Neil and I had a quiet breakfast together then met up with the rest of the gang later. Not sure what we did, gamble? Walk around? Don't have any photos to jog my memory.
That evening though we did our fancy dinner at Gordon Ramsay's steakhouse at the Paris hotel. It was AH-MAZING. But: the main story to this is this girl Megan. And I don't know how to write this without sounding like a bitch, but, well. Ha.
Bob's now ex-girlfriend (thank god) is a vegetarian (I really think this trip caused a riff in the relationship, we may have been less than nice after this dinner). Before the trip, we sent out menus of a few dinner places to Bob and his girlfriend, to make sure she was okay with the food. Eventually, we all agreed on this place. We checked with them multiple times, sending the menu link if this was going to be okay. Yes, they said. Cue Megan being the most clueless vegetarian that there ever was. Lucky me got to sit next to her.
Some of these things I can excuse not knowing. Others I cannot.
- She didn't know what a scotch egg was. (Okay, fine)
- She didn't know what welsh rabbit was. (Okay, fine, this is a weird name, totally get that)
- She didn't know what veal was. (This is the one NOT OKAY to not know. THIS IS BABY COW. I have nothing against people with special diets, but you have to know your diet, especially if it's one you've been on for over a decade.)
She asks the waiter what is vegetarian on the menu. Aside from a plethora of vegetable sides, he says the truffle risotto is the only main dish that would be vegetarian.
Despite him being very clear, she then goes item by item asking him if it's vegetarian. This waiter is a fucking saint.
She decides to try the french onion soup. She asks if it has meat in it. The waiter says, no but it has veal stock. So she says, but no meat?
She finally gets the truffle risotto. When she gets it, she sniffs the truffles, wrinkles her nose, and says she doesn't eat anything that is stinky. The rest of us ate the truffles, because hello, expensive, and hello, they were delicious.

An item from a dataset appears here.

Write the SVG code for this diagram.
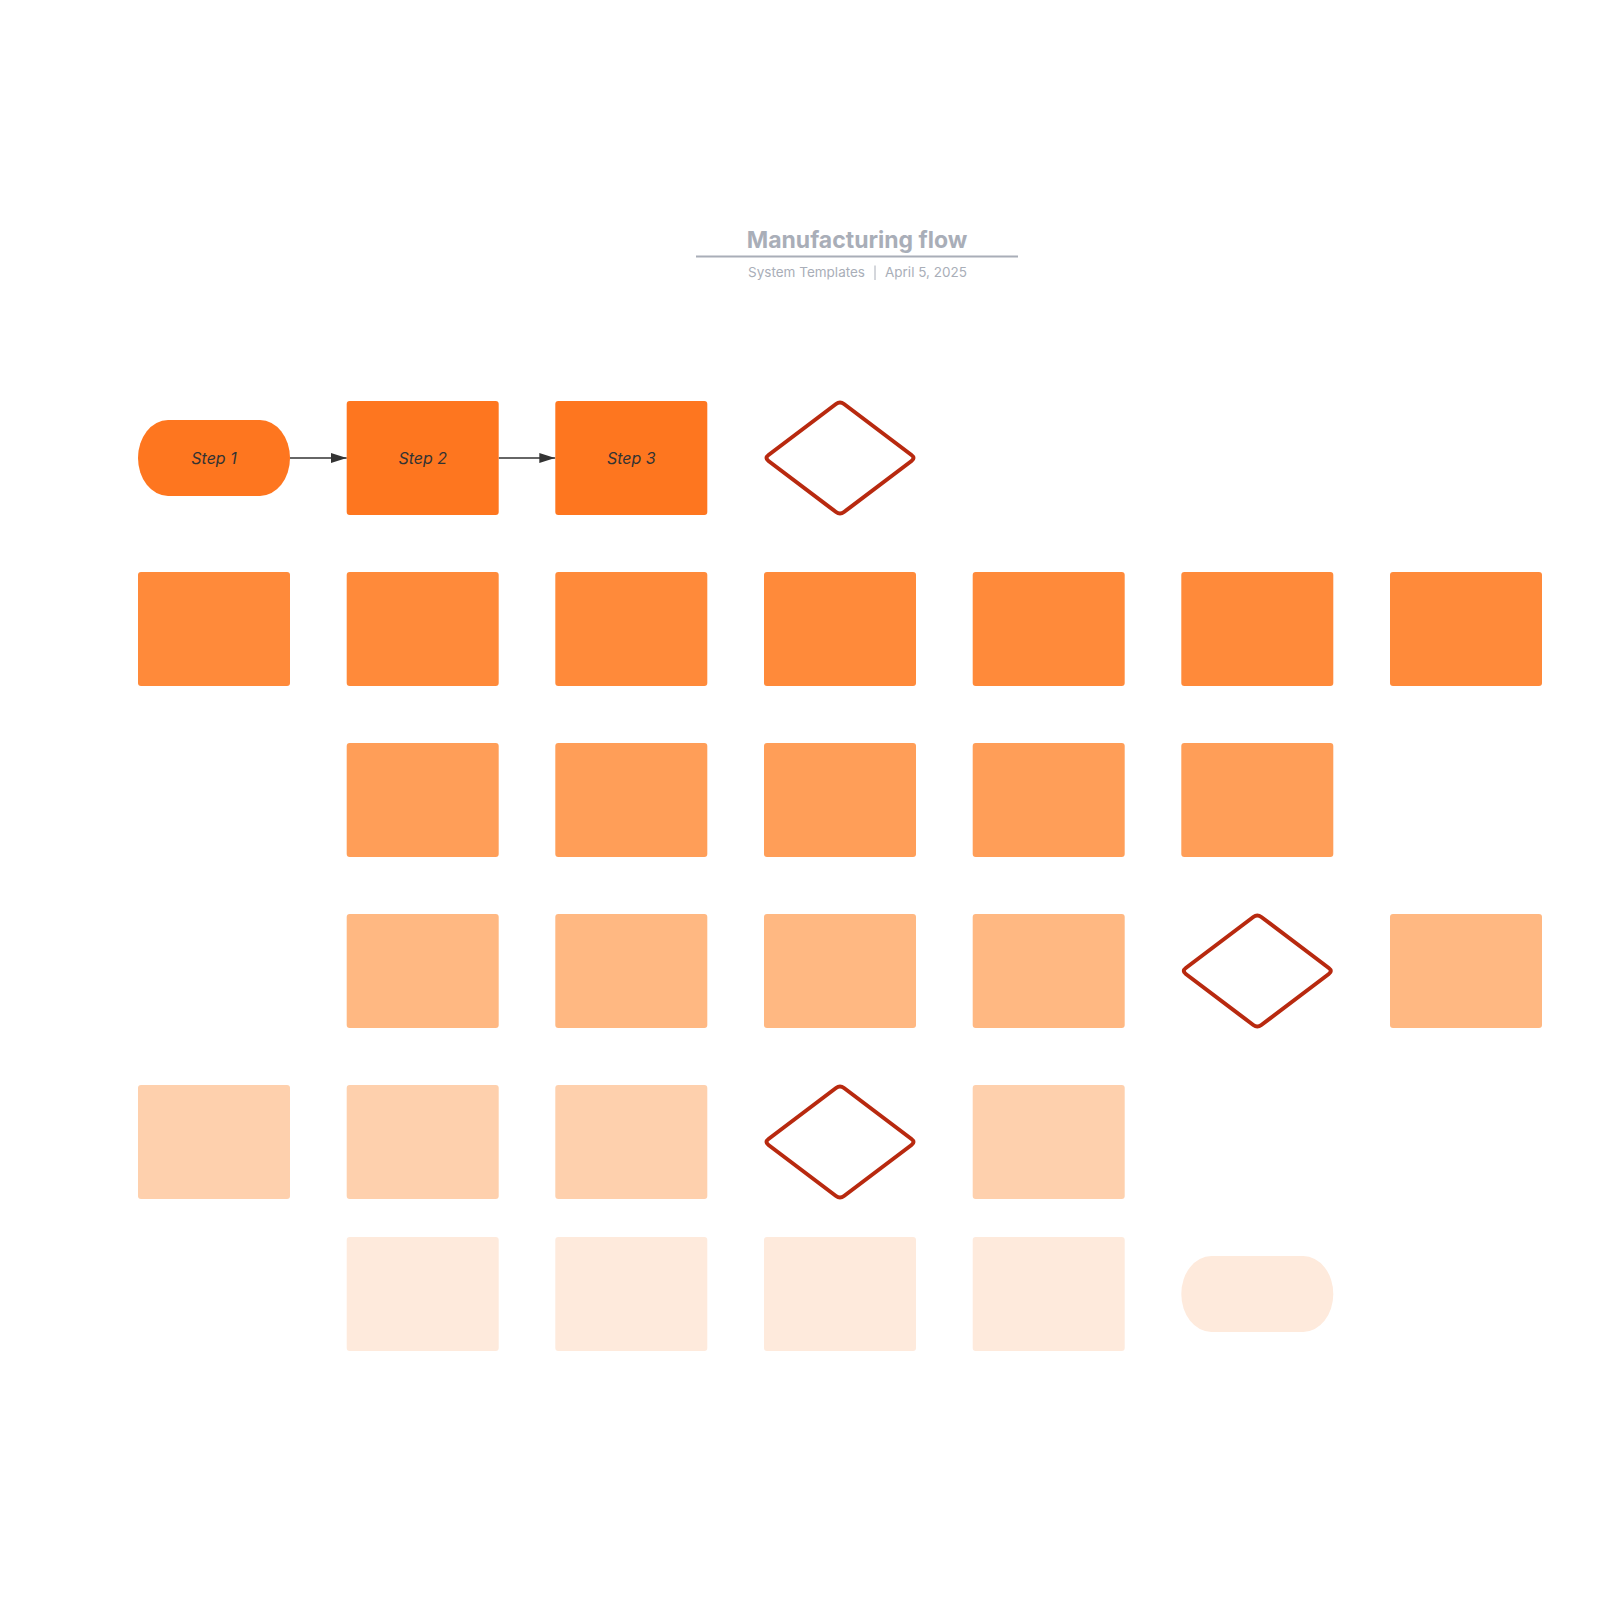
<svg xmlns="http://www.w3.org/2000/svg" width="1600" height="1600" viewBox="0 0 1600 1600">
  <defs>
    <style>
      .r1 { fill: #FE761F; }
      .r2 { fill: #FF8A3A; }
      .r3 { fill: #FF9E58; }
      .r4 { fill: #FFB882; }
      .r5 { fill: #FED0AD; }
      .r6 { fill: #FEEADC; }
      .dia { fill: #FFFFFF; stroke: #B8290F; stroke-width: 4; stroke-linejoin: round; }
      .lbl { font-family: Inter, "Noto Sans", "Liberation Sans", sans-serif; font-style: italic; font-size: 16px; fill: #333333; text-anchor: middle; }
      .title { font-family: Inter, "Noto Sans", "Liberation Sans", sans-serif; font-weight: 700; font-size: 23px; fill: #A9AEB8; text-anchor: middle; }
      .sub { font-family: Inter, "Noto Sans", "Liberation Sans", sans-serif; font-size: 13.5px; fill: #A9AEB8; }
      .conn { stroke: #333333; stroke-width: 1.3; fill: none; }
    </style>
    <marker id="arr" viewBox="0 0 16 10" refX="16" refY="5" markerWidth="16" markerHeight="10" markerUnits="userSpaceOnUse" orient="auto">
      <path d="M0,0 L16,5 L0,10 Z" fill="#333333"/>
    </marker>
  </defs>
  <rect width="1600" height="1600" fill="#FFFFFF"/>

  <g id="title">
    <text class="title" x="857" y="248">Manufacturing flow</text>
    <line x1="696" y1="256.5" x2="1018" y2="256.5" stroke="#A9AEB8" stroke-width="2"/>
    <text class="sub" x="865" y="277" text-anchor="end">System Templates</text>
    <line x1="875" y1="265.5" x2="875" y2="280" stroke="#A9AEB8" stroke-width="1"/>
    <text class="sub" x="885" y="277">April 5, 2025</text>
  </g>

  <g id="connectors">
    <line class="conn" x1="290" y1="458" x2="346.7" y2="458" marker-end="url(#arr)"/>
    <line class="conn" x1="498.7" y1="458" x2="555.3" y2="458" marker-end="url(#arr)"/>
  </g>

  <!-- Row 1 -->
  <g id="step1">
    <path class="r1" d="M168,420 L260,420 A30,38 0 0 1 260,496 L168,496 A30,38 0 0 1 168,420 Z"/>
    <text class="lbl" x="214" y="464">Step 1</text>
  </g>
  <g id="step2">
    <rect class="r1" x="346.7" y="401" width="152" height="114" rx="3"/>
    <text class="lbl" x="422.7" y="464">Step 2</text>
  </g>
  <g id="step3">
    <rect class="r1" x="555.3" y="401" width="152" height="114" rx="3"/>
    <text class="lbl" x="631.3" y="464">Step 3</text>
  </g>
  <g id="decision1">
    <path class="dia" d="M768.5,455 L836,404 Q840,401 844,404 L911.5,455 Q915.5,458 911.5,461 L844,512 Q840,515 836,512 L768.5,461 Q764.5,458 768.5,455 Z"/>
  </g>

  <!-- Row 2 -->
  <g id="r2c1"><rect class="r2" x="138" y="572" width="152" height="114" rx="3"/></g>
  <g id="r2c2"><rect class="r2" x="346.7" y="572" width="152" height="114" rx="3"/></g>
  <g id="r2c3"><rect class="r2" x="555.3" y="572" width="152" height="114" rx="3"/></g>
  <g id="r2c4"><rect class="r2" x="764" y="572" width="152" height="114" rx="3"/></g>
  <g id="r2c5"><rect class="r2" x="972.7" y="572" width="152" height="114" rx="3"/></g>
  <g id="r2c6"><rect class="r2" x="1181.3" y="572" width="152" height="114" rx="3"/></g>
  <g id="r2c7"><rect class="r2" x="1390" y="572" width="152" height="114" rx="3"/></g>

  <!-- Row 3 -->
  <g id="r3c2"><rect class="r3" x="346.7" y="743" width="152" height="114" rx="3"/></g>
  <g id="r3c3"><rect class="r3" x="555.3" y="743" width="152" height="114" rx="3"/></g>
  <g id="r3c4"><rect class="r3" x="764" y="743" width="152" height="114" rx="3"/></g>
  <g id="r3c5"><rect class="r3" x="972.7" y="743" width="152" height="114" rx="3"/></g>
  <g id="r3c6"><rect class="r3" x="1181.3" y="743" width="152" height="114" rx="3"/></g>

  <!-- Row 4 -->
  <g id="r4c2"><rect class="r4" x="346.7" y="914" width="152" height="114" rx="3"/></g>
  <g id="r4c3"><rect class="r4" x="555.3" y="914" width="152" height="114" rx="3"/></g>
  <g id="r4c4"><rect class="r4" x="764" y="914" width="152" height="114" rx="3"/></g>
  <g id="r4c5"><rect class="r4" x="972.7" y="914" width="152" height="114" rx="3"/></g>
  <g id="decision2">
    <path class="dia" d="M1185.8,968 L1253.3,917 Q1257.3,914 1261.3,917 L1328.8,968 Q1332.8,971 1328.8,974 L1261.3,1025 Q1257.3,1028 1253.3,1025 L1185.8,974 Q1181.8,971 1185.8,968 Z"/>
  </g>
  <g id="r4c7"><rect class="r4" x="1390" y="914" width="152" height="114" rx="3"/></g>

  <!-- Row 5 -->
  <g id="r5c1"><rect class="r5" x="138" y="1085" width="152" height="114" rx="3"/></g>
  <g id="r5c2"><rect class="r5" x="346.7" y="1085" width="152" height="114" rx="3"/></g>
  <g id="r5c3"><rect class="r5" x="555.3" y="1085" width="152" height="114" rx="3"/></g>
  <g id="decision3">
    <path class="dia" d="M768.5,1139 L836,1088 Q840,1085 844,1088 L911.5,1139 Q915.5,1142 911.5,1145 L844,1196 Q840,1199 836,1196 L768.5,1145 Q764.5,1142 768.5,1139 Z"/>
  </g>
  <g id="r5c5"><rect class="r5" x="972.7" y="1085" width="152" height="114" rx="3"/></g>

  <!-- Row 6 -->
  <g id="r6c2"><rect class="r6" x="346.7" y="1237" width="152" height="114" rx="3"/></g>
  <g id="r6c3"><rect class="r6" x="555.3" y="1237" width="152" height="114" rx="3"/></g>
  <g id="r6c4"><rect class="r6" x="764" y="1237" width="152" height="114" rx="3"/></g>
  <g id="r6c5"><rect class="r6" x="972.7" y="1237" width="152" height="114" rx="3"/></g>
  <g id="end">
    <path class="r6" d="M1211.3,1256 L1303.3,1256 A30,38 0 0 1 1303.3,1332 L1211.3,1332 A30,38 0 0 1 1211.3,1256 Z"/>
  </g>
</svg>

The waiter comes by multiple times to check on us. She asks him for ranch dressing. Mother fucking RANCH DRESSING. Mind you, she did not order a salad. He tells her they do not have any ranch dressing or any dressing for that matter. She wanted it FOR HER FUCKING EIGHTY DOLLAR TRUFFLE RISOTTO. FUCK ME. She had no idea before that night that ranch dressing has a stigma to it and it isn't something you order at nice places. Our faces told her plenty, and she felt really bad about it after. Good. She was too old not to know, it's not like her family didn't go out all the time and travel (which Bob corrected me later and said they "vacation" not "travel" whatever that is suppose to mean). No excuses. Even the guys from bum-fucked Canada town knew better. (I would be less harsh on her if it was at least for a fucking salad, BUT RISOTTO???)
(I later come to the realization that she is what you would call a "Midwestern vegetarian" meaning she only eats pasta and cheese. And ranch dressing. But no vegetables. One time at my house, she started eating bread with a huge layer of mayonnaise on top for a snack. UGHHHHH.)
Everyone else absolutely LOVED their food. If I go to Vegas again, I would go here in a heartbeat. But you know, without a clueless vegetarian who asks for RANCH DRESSING AT A FIVE STAR RESTAURANT. At least that girl learned a valuable lesson on that trip, you do not order ranch dressing at fancy restaurants.